The Nation's Cost. Last week, although strikes in various cities idled gravediggers, schoolteachers and garbage collectors, the nation suffered less disruption of vital services than had been expected. At week's end enough air traffic controllers were still staying out "sick" to ground many U.S. airline flights and cause long delays on others. Most teamsters, on the other hand, were returning to work after brief strikes in 37 cities helped to win a tentative national agreement. Their pact showed how costly it will be to meet labor's demands this year: during the next 39 months, teamsters' wages are scheduled to rise $1.10 an hour, or about 27%, for 450,000 union members. At week's end Chicago teamsters were holding out for a fatter increase.

An even more expensive, and far more important settlement averted the threat of still another mail strike. In negotiations with Administration officials, and with the assistance of A.F.L.-C.I.O. President George Meany, the postal unions won a 6% raise--not only for themselves, but for all 5,300,000 civilian and military employees--retroactive to Dec. 27. That raise is slightly larger than one that had been due in July. The 725,000 postal workers will get another 8% whenever they, the Administration and Congress can agree on Post Office reorganization. The deal will cost the nation $1.2 billion in the current fiscal year, ending June 30, and $2.5 billion in fiscal 1971. Such expenditures would surely wipe out this year's anticipated budget surplus. To pay for the postal raises, the President asked Congress to increase first-class mail rates from 6-c- to 10-c- and to boost second-class and bulk third-class mail and parcel-post rates by 5% to 15%. In addition, he called for a speedup in collection of estate and gift taxes. Portions of the deal face trouble in Congress, which appears reluctant to raise mail rates.

The agreement nevertheless set a precedent because it was hammered out in industry-style collective bargaining. In the past, federal workers have won raises by lobbying in Congress, which has the final say on Government pay. From now on, other Government-employee unions are sure to press for similarly bargained agreements.

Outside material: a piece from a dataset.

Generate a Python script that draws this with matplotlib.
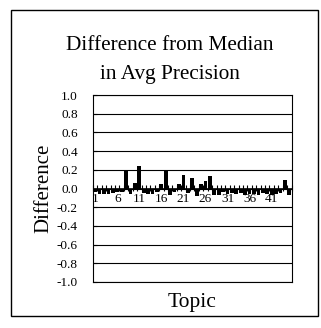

Less Buying Power. Many other strikes could begin soon. Next week, when a congressionally legislated strike moratorium expires, the nation's railroads could stop running. Members of shop-craft union locals are threatening to walk off the job regardless of what their leaders advise. On April 20, contracts covering some 70,000 rubber workers run out, and a strike is a distinct possibility. Later in the year, 38,000 meat packers, 23,000 retail grocery clerks and 660,000 auto workers will be free to strike because their contracts will also expire. All together, contracts covering 5,000,000 workers run out this year; that is twice as many as last year, and the most in any year of the last decade.

Prospects for a year of strikes hinge on far more than the coincidences of the bargaining calendar. The U.S. worker has been taught to expect that every year he will live at least a bit better than the year before. The very idea is embedded in the American dream, but inflation has turned that dream into a cruel fraud. Because of increases in prices and taxes, the real purchasing power of the average U.S. worker in manufacturing or service trades has declined about 2 1/2% since September 1968.

Moreover, says Joseph L. Ames, secretary-treasurer of the American Federation of State, County and Municipal Employees, workers have seen "that this is the day of organized protest in every field. You've got your student protest, your black protest, and this has coincided with the inflation spiral." That fact has made a particularly deep impression because one-quarter of all union members are now under 30, and almost half are under 40.

Faster Escalator. To make matters worse, union demands are colliding with falling profits and management determination to be tough. The hardest confrontation is shaping up for the autumn in the auto industry, where sales have been running 12% below a year ago. The United Auto Workers will be fighting not only for substantial wage raises and a faster-rising cost-of-living escalator but for extremely expensive pension increases. At present, a U.A.W. member can retire at age 60, after 30 years' employment, with a maximum pension of $400 a month. Union men are talking of retirement at a minimum of $500 a month and at any age after 30 years' service. Officials of General Motors, which may be Walter Reuther's prime strike target, are not only horrified but are talking of some tough demands of their own. Chairman James Roche has decried growing absenteeism (an average of 5% of the work force now v. 2.5% in 1960) and hinted that the company will press for contract guarantees of greater worker discipline.

The Nixon Administration so far has been maintaining a hands-off attitude toward the labor turmoil, intervening only when it has no choice, as in the mail strike. How much longer it can stick to its policy is questionable.